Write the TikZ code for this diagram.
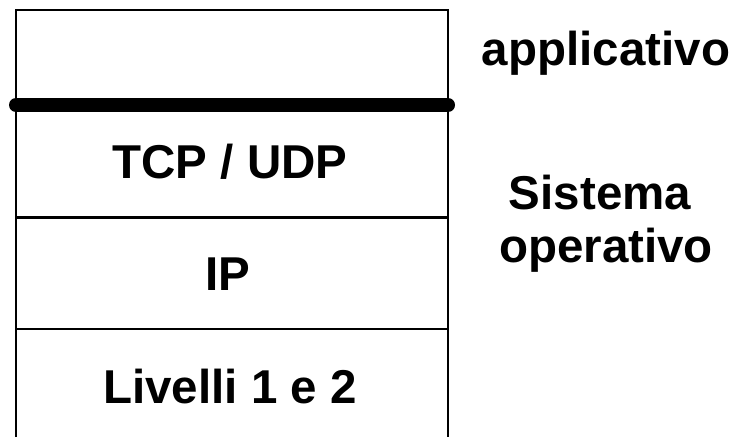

........

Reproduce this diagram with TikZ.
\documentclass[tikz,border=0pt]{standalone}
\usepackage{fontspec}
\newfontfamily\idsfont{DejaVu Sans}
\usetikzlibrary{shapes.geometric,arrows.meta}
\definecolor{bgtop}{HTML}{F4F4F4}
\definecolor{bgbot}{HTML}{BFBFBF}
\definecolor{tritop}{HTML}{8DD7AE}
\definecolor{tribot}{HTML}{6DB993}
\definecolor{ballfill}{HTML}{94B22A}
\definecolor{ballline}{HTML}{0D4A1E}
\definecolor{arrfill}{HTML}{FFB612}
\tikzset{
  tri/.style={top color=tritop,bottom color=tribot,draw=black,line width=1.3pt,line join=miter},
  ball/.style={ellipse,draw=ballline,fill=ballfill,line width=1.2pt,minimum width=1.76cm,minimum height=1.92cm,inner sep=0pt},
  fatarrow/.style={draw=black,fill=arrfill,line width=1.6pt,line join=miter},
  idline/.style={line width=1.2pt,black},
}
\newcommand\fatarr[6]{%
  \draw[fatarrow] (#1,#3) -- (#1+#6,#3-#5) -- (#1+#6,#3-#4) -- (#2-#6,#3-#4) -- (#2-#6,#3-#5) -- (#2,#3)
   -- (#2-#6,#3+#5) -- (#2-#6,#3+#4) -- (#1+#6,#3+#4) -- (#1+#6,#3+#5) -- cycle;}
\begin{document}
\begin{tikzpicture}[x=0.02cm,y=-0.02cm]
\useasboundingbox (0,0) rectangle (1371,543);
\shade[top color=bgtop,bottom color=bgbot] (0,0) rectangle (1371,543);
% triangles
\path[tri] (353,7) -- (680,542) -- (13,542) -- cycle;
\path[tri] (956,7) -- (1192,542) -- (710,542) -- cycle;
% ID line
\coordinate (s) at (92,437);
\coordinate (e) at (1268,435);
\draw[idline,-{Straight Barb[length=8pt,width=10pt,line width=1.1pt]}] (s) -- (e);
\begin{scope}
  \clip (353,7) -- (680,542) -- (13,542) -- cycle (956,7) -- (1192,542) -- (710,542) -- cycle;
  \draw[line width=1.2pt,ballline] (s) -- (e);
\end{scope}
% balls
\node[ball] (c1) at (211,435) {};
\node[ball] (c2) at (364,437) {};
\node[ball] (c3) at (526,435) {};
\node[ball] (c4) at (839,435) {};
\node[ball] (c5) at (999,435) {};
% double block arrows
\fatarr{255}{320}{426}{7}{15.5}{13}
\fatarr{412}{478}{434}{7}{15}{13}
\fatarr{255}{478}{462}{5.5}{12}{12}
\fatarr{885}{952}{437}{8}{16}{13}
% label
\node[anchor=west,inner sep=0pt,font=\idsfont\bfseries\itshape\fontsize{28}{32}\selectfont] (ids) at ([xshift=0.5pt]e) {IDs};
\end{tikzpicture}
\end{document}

........

◆ Exercise
Return each line among the entries that holds the word "diagram".

◆ Reply
Write the TikZ code for this diagram.
Reproduce this diagram with TikZ.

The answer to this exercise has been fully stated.